[JOB]:
From the listing below, copy every line with the word "this".

[PROVIDED MATERIAL]:
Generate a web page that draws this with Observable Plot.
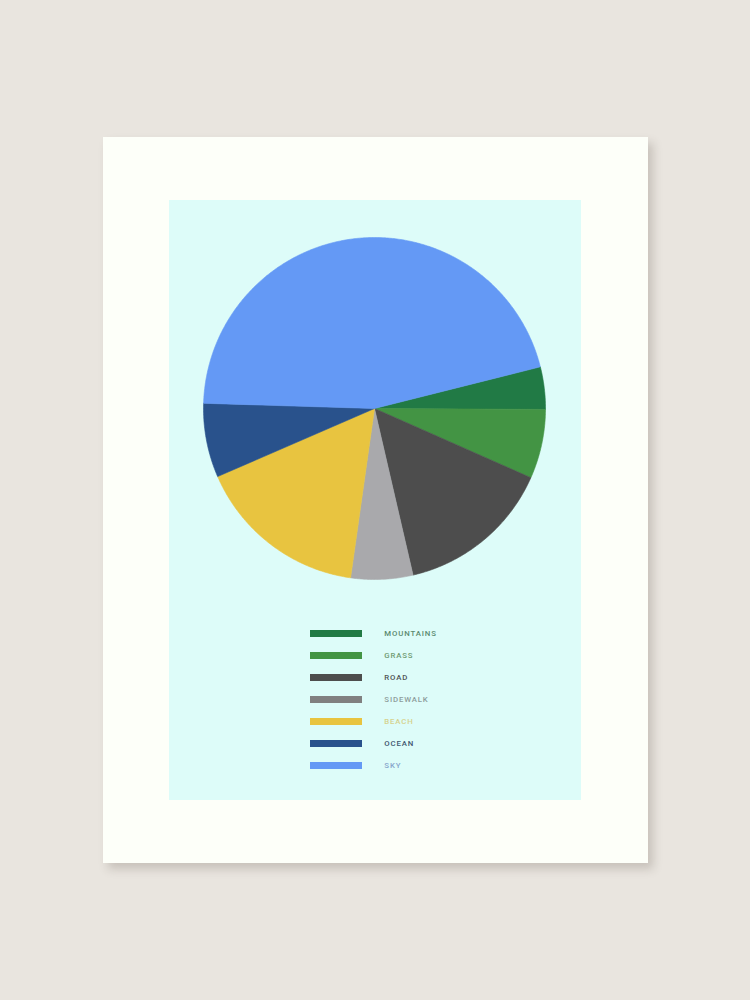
<!DOCTYPE html>
<html>
<head>
<meta charset="utf-8">
<script src="https://cdn.jsdelivr.net/npm/d3@7"></script>
<script src="https://cdn.jsdelivr.net/npm/@observablehq/plot@0.6"></script>
<style>
  html, body { margin: 0; padding: 0; }
  body { width: 750px; height: 1000px; background: #e9e5df; position: relative; overflow: hidden; font-family: Roboto, "Noto Sans", sans-serif; }
  #paper { position: absolute; left: 103px; top: 137px; width: 545px; height: 726px; background: #fdfff9; box-shadow: 5px 6px 9px rgba(80,70,60,0.22); }
  #panel { position: absolute; left: 169px; top: 200px; width: 412px; height: 600px; background: #ddfcf9; }
  #pie { position: absolute; left: 0; top: 0; }
  #legend { position: absolute; left: 0; top: 420px; }
  #legend text { letter-spacing: 0.85px; }
  svg { background: transparent !important; display: block; }
</style>
</head>
<body>
<div id="paper"></div>
<div id="panel"><div id="pie"></div><div id="legend"></div></div>
<script>
// ---- data ----
const categories = ["MOUNTAINS", "GRASS", "ROAD", "SIDEWALK", "BEACH", "OCEAN", "SKY"];
const shares     = [4.0, 6.55, 14.75, 5.85, 16.25, 7.0, 45.6];
const sliceColors  = ["#217a45", "#439444", "#4d4d4d", "#a9a9ac", "#e8c440", "#29528c", "#6499f5"];
const swatchColors = ["#217a45", "#439444", "#4d4d4d", "#808080", "#e8c440", "#29528c", "#6499f5"];
const labelColors  = ["#5b8a70", "#6f9a72", "#4f5555", "#8d9c9b", "#d6d28e", "#3f5670", "#86a6cc"];

// ---- pie geometry (computed from data) ----
const startDeg = -14.1; // screen angle, clockwise from east
const total = d3.sum(shares);
let acc = 0;
const slices = categories.map((c, i) => {
  const a0 = startDeg + acc / total * 360;
  acc += shares[i];
  const a1 = startDeg + acc / total * 360;
  const pts = [{x: 0, y: 0}];
  const n = Math.max(2, Math.ceil((a1 - a0) / 0.5));
  for (let k = 0; k <= n; k++) {
    const t = (a0 + (a1 - a0) * k / n) * Math.PI / 180;
    pts.push({x: Math.cos(t), y: -Math.sin(t)});
  }
  pts.push({x: 0, y: 0});
  return {name: c, color: sliceColors[i], pts};
});

const R = 171, W = 412, H = 600, cx = 205, cy = 208;
const pie = Plot.plot({
  width: W, height: H,
  margin: 0,
  x: {domain: [-cx / R, (W - cx) / R], axis: null},
  y: {domain: [-(H - cy) / R, cy / R], axis: null},
  marks: slices.map(s => Plot.line(s.pts, {x: "x", y: "y", fill: s.color, stroke: s.color, strokeWidth: 0.6, curve: "linear"}))
});
document.getElementById("pie").appendChild(pie);

const legendRows = categories.map((c, i) => ({name: c, swatch: swatchColors[i], label: labelColors[i]}));
const legend = Plot.plot({
  width: W, height: 160,
  margin: 0,
  x: {domain: [0, 1], range: [141, 193], axis: null},
  y: {type: "point", domain: categories, range: [12.5, 145], padding: 0, axis: null},
  marks: [
    Plot.ruleY(legendRows, {y: "name", x1: 0, x2: 1, stroke: "swatch", strokeWidth: 7}),
    Plot.text(legendRows, {y: "name", x: 1.42, dy: -0.5, text: "name", fill: "label", textAnchor: "start",
      fontSize: 7.8, fontWeight: 500, fontFamily: "Roboto, sans-serif"})
  ]
});
document.getElementById("legend").appendChild(legend);
</script>
</body>
</html>
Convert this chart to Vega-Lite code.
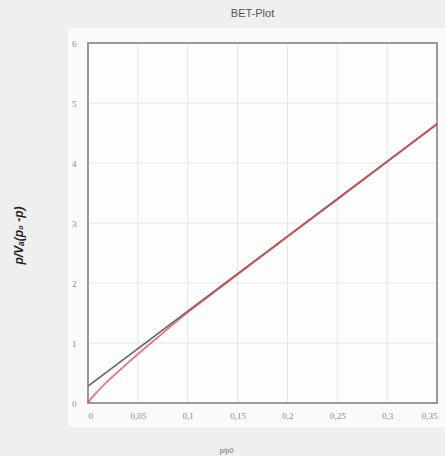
{
  "$schema": "https://vega.github.io/schema/vega-lite/v6.json",
  "width": 349,
  "height": 360,
  "autosize": {"type": "none"},
  "padding": {"left": 88, "top": 43, "right": 8, "bottom": 53},
  "background": "#efefef",
  "title": {
    "text": "BET-Plot",
    "fontSize": 11,
    "font": "Liberation Sans",
    "fontWeight": "normal",
    "color": "#555555",
    "offset": 9,
    "dx": -10
  },
  "config": {
    "view": {"stroke": null},
    "axis": {
      "domain": false,
      "ticks": false,
      "grid": false,
      "labelFont": "Liberation Serif",
      "labelFontSize": 9,
      "labelColor": "#8a8a8a"
    }
  },
  "datasets": {
    "panel": [{"x0": -0.02, "x1": 0.36, "y0": -0.4, "y1": 6.25}],
    "frame": [{"x0": 0, "x1": 0.35, "y0": 0, "y1": 6}],
    "xgrid": [{"v": 0.05}, {"v": 0.1}, {"v": 0.15}, {"v": 0.2}, {"v": 0.25}, {"v": 0.3}],
    "ygrid": [{"v": 1}, {"v": 2}, {"v": 3}, {"v": 4}, {"v": 5}],
    "lines": [
      {"series": "fit", "x": 0, "y": 0.28},
      {"series": "fit", "x": 0.35, "y": 4.65},
      {"series": "data", "x": 0, "y": 0.0},
      {"series": "data", "x": 0.002, "y": 0.05},
      {"series": "data", "x": 0.005, "y": 0.11},
      {"series": "data", "x": 0.01, "y": 0.2},
      {"series": "data", "x": 0.02, "y": 0.37},
      {"series": "data", "x": 0.03, "y": 0.52},
      {"series": "data", "x": 0.04, "y": 0.67},
      {"series": "data", "x": 0.05, "y": 0.815},
      {"series": "data", "x": 0.06, "y": 0.955},
      {"series": "data", "x": 0.07, "y": 1.095},
      {"series": "data", "x": 0.08, "y": 1.235},
      {"series": "data", "x": 0.09, "y": 1.375},
      {"series": "data", "x": 0.1, "y": 1.51},
      {"series": "data", "x": 0.15, "y": 2.14},
      {"series": "data", "x": 0.2, "y": 2.77},
      {"series": "data", "x": 0.25, "y": 3.39},
      {"series": "data", "x": 0.3, "y": 4.02},
      {"series": "data", "x": 0.35, "y": 4.65}
    ]
  },
  "layer": [
    {
      "data": {"name": "panel"},
      "mark": {"type": "rect", "fill": "#fafafa", "clip": false},
      "encoding": {
        "x": {"field": "x0", "type": "quantitative"},
        "x2": {"field": "x1"},
        "y": {"field": "y0", "type": "quantitative"},
        "y2": {"field": "y1"}
      }
    },
    {
      "data": {"name": "frame"},
      "mark": {"type": "rect", "fill": "#fdfdfd", "clip": false},
      "encoding": {
        "x": {"field": "x0", "type": "quantitative"},
        "x2": {"field": "x1"},
        "y": {"field": "y0", "type": "quantitative"},
        "y2": {"field": "y1"}
      }
    },
    {
      "data": {"name": "xgrid"},
      "mark": {"type": "rule", "color": "#e6e6e6", "strokeWidth": 1},
      "encoding": {"x": {"field": "v", "type": "quantitative"}}
    },
    {
      "data": {"name": "ygrid"},
      "mark": {"type": "rule", "color": "#e6e6e6", "strokeWidth": 1},
      "encoding": {"y": {"field": "v", "type": "quantitative"}}
    },
    {
      "data": {"name": "frame"},
      "mark": {"type": "rect", "fill": null, "stroke": "#999999", "strokeWidth": 2, "clip": false},
      "encoding": {
        "x": {"field": "x0", "type": "quantitative"},
        "x2": {"field": "x1"},
        "y": {"field": "y0", "type": "quantitative"},
        "y2": {"field": "y1"}
      }
    },
    {
      "data": {"name": "lines"},
      "mark": {"type": "line", "strokeWidth": 1.6, "clip": false},
      "encoding": {
        "x": {
          "field": "x",
          "type": "quantitative",
          "scale": {"domain": [0, 0.35], "nice": false, "zero": false},
          "axis": {
            "zindex": 1,
            "values": [0, 0.05, 0.1, 0.15, 0.2, 0.25, 0.3, 0.35],
            "format": ".2~f",
            "labelExpr": "replace(datum.label, '.', ',')",
            "labelPadding": 8,
            "title": "p/p0",
            "titleFont": "Liberation Sans",
            "titleFontSize": 7,
            "titleFontWeight": "normal",
            "titleColor": "#666666",
            "titleX": 138,
            "titleY": 47,
            "titleBaseline": "middle"
          }
        },
        "y": {
          "field": "y",
          "type": "quantitative",
          "scale": {"domain": [0, 6], "nice": false},
          "axis": {
            "zindex": 1,
            "values": [0, 1, 2, 3, 4, 5, 6],
            "format": "d",
            "labelPadding": 12,
            "title": "p/Vₐ(p₀ -p)",
            "titleFont": "Liberation Sans",
            "titleFontSize": 12,
            "titleFontWeight": "bold",
            "titleFontStyle": "italic",
            "titleColor": "#222222",
            "titleX": -70,
            "titleY": 192,
            "titleAngle": -90,
            "titleBaseline": "middle",
            "titleAlign": "center"
          }
        },
        "color": {
          "field": "series",
          "type": "nominal",
          "scale": {"domain": ["fit", "data"], "range": ["#5e6762", "#e8424d"]},
          "legend": null
        },
        "opacity": {
          "field": "series",
          "type": "nominal",
          "scale": {"domain": ["fit", "data"], "range": [1, 0.8]},
          "legend": null
        },
        "order": {"field": "x", "type": "quantitative"}
      }
    }
  ]
}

[OUTPUT]:
Generate a web page that draws this with Observable Plot.
Convert this chart to Vega-Lite code.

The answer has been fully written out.